5. ogrinfo — Inspect Vector Files
The OGR equivalent of gdalinfo for vector data:
ogrinfo -al -so myfile.gpkg
Reports layer names, geometry type, feature count, bounding box, and field schema.
6. ogr2ogr — Convert & Transform Vector Data
ogr2ogr is arguably the most versatile geospatial command-line tool that exists. Convert a Shapefile to GeoJSON:
ogr2ogr -f GeoJSON output.geojson input.shp
Reproject to a different CRS:
ogr2ogr -t_srs EPSG:4326 -f GeoJSON output.geojson input.gpkg
Filter features by SQL query:
ogr2ogr -where "population > 100000" -f GeoJSON cities_large.geojson cities.gpkg
Building Automated Workflows
The real power of GDAL emerges when you combine these utilities in shell scripts or Python pipelines. A typical satellite imagery processing workflow might:
- Download raw .TIFF tiles
- Reproject all tiles to a common CRS with
gdalwarp - Merge them into a single mosaic with
gdal_merge.py - Clip to a study area boundary
- Calculate a vegetation index using
gdal_calc.py - Export as a compressed Cloud-Optimized GeoTIFF (COG)

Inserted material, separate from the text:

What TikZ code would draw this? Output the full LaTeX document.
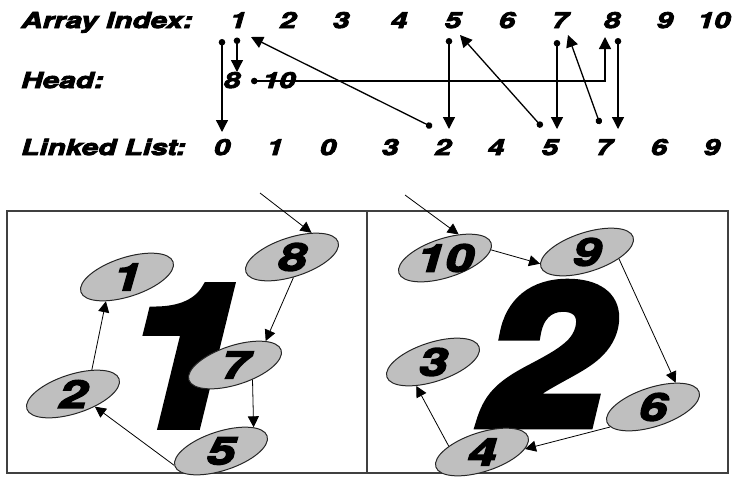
\documentclass[tikz,border=0pt]{standalone}
\usepackage{fontspec}
\usetikzlibrary{arrows.meta,shapes.geometric}
\newfontfamily\blk{texgyreheros-bolditalic}[Extension=.otf,FakeStretch=1.35,FakeBold=4]
\newfontfamily\bigf{texgyreheros-bolditalic}[Extension=.otf,FakeStretch=1.15,FakeBold=6]
\begin{document}
\begin{tikzpicture}[x=1pt,y=-1pt,
  lbl/.style={font=\blk\fontsize{22}{24}\selectfont, inner sep=0pt, anchor=base},
  num/.style={font=\blk\fontsize{22}{24}\selectfont, inner sep=0pt, anchor=base},
  big/.style={font=\bigf\fontsize{192}{200}\selectfont, inner sep=0pt},
  ell/.style={ellipse, draw=black!85, fill=black!25, line width=1pt,
    minimum width=97pt, minimum height=39pt, inner sep=0pt, rotate=18},
  elltxt/.style={font=\blk\fontsize{38}{40}\selectfont, inner sep=0pt},
  tarr/.style={line width=1.3pt, {Circle[length=6.5pt]}-{Triangle[length=12pt,width=12pt]}},
  parr/.style={line width=0.8pt, -{Triangle[length=11pt,width=11pt]}},
  panel/.style={draw=black!75, line width=1.3pt}]
\useasboundingbox (0,0) rectangle (744,483);

% rows
\node[lbl, anchor=base west] (ai) at (21,28) {Array Index:};
\node[lbl, anchor=base west] (hd) at (21,88) {Head:};
\node[lbl, anchor=base west] (ll) at (21,155) {Linked List:};

\foreach \n/\x in {1/238,2/288,3/341,4/399,5/453,6/507,7/560,8/612,9/665,10/714}
  \node[num] (i\n) at (\x,28) {\n};

\node[num] (h8) at (232,88) {8};
\node[num] (h10) at (279,88) {10};

\foreach \k/\v/\x in {1/0/222,2/1/275,3/0/328,4/3/390,5/2/443,6/4/496,7/5/550,8/7/604,9/6/659,10/9/712}
  \node[num] (l\k) at (\x,155) {\v};

% top connectors
\coordinate (dA) at (222,39);   \coordinate (eA) at (222,132);
\coordinate (dB) at (237,37.5); \coordinate (eB) at (237,72);
\coordinate (dC) at (432,127);  \coordinate (eC) at (251,37);
\coordinate (dD) at (251,81);   \coordinate (kD) at (605,81); \coordinate (eD) at (605,37);
\coordinate (dE) at (449,38);   \coordinate (eE) at (449,129);
\coordinate (dF) at (542,127);  \coordinate (eF) at (460,35);
\coordinate (dG) at (557,40);   \coordinate (eG) at (557,129);
\coordinate (dH) at (600,124);  \coordinate (eH) at (568,35);
\coordinate (dI) at (618,38);   \coordinate (eI) at (618,129);

\draw[tarr] (dA) -- (eA);
\draw[tarr] (dB) -- (eB);
\draw[tarr] (dC) -- (eC);
\draw[tarr] (dD) -- (kD) -- (eD);
\draw[tarr] (dE) -- (eE);
\draw[tarr] (dF) -- (eF);
\draw[tarr] (dG) -- (eG);
\draw[tarr] (dH) -- (eH);
\draw[tarr] (dI) -- (eI);

% panels
\draw[panel] (7,211) rectangle (367,473);
\draw[panel] (367,211) rectangle (728,473);

\node[big] (b1) at (182,356) {1};
\node[big] (b2) at (545,354) {2};

% left ellipses
\node[ell] (e1) at (127,277) {};
\node[ell] (e8) at (292,257) {};
\node[ell] (e7) at (235,365) {};
\node[ell] (e2) at (73,394) {};
\node[ell] (e5) at (221,451) {};
\node[elltxt] (t1) at (e1) {1};
\node[elltxt] (t8) at (e8) {8};
\node[elltxt] (t7) at (e7) {7};
\node[elltxt] (t2) at (e2) {2};
\node[elltxt] (t5) at (e5) {5};

% right ellipses
\node[ell] (e10) at (445,258) {};
\node[ell] (e9) at (587,252) {};
\node[ell] (e3) at (433,362) {};
\node[ell] (e6) at (653,407) {};
\node[ell] (e4) at (482,452) {};
\node[elltxt] (t10) at (e10) {10};
\node[elltxt] (t9) at (e9) {9};
\node[elltxt] (t3) at (e3) {3};
\node[elltxt] (t6) at (e6) {6};
\node[elltxt] (t4) at (e4) {4};

% panel connectors
\coordinate (s1) at (260,193);
\coordinate (s2) at (405,195);
\draw[parr] (s1) -- (e8.33);
\draw[parr] (e8.-104) -- (e7.20);
\draw[parr] (e7.-58) -- (e5.18);
\draw[parr] (e5.179) -- (e2.-48);
\draw[parr] (e2.34) -- (e1.211);

\draw[parr] (s2) -- (e10.42);
\draw[parr] (e10.-8) -- (e9.176);
\draw[parr] (e9.-30) -- (e6.29);
\draw[parr] (e6.187) -- (e4.-14);
\draw[parr] (e4.152) -- (e3.217);
\end{tikzpicture}
\end{document}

Each step is a single command — making the entire pipeline scriptable, repeatable, and version-controllable.
Conclusion
GDAL is an indispensable tool for anyone working seriously with geospatial data. Its breadth of format support, reprojection capabilities, and scriptability make it the Swiss Army knife of the GIS world. Invest time learning the half-dozen commands covered here and you'll dramatically accelerate your spatial data workflows.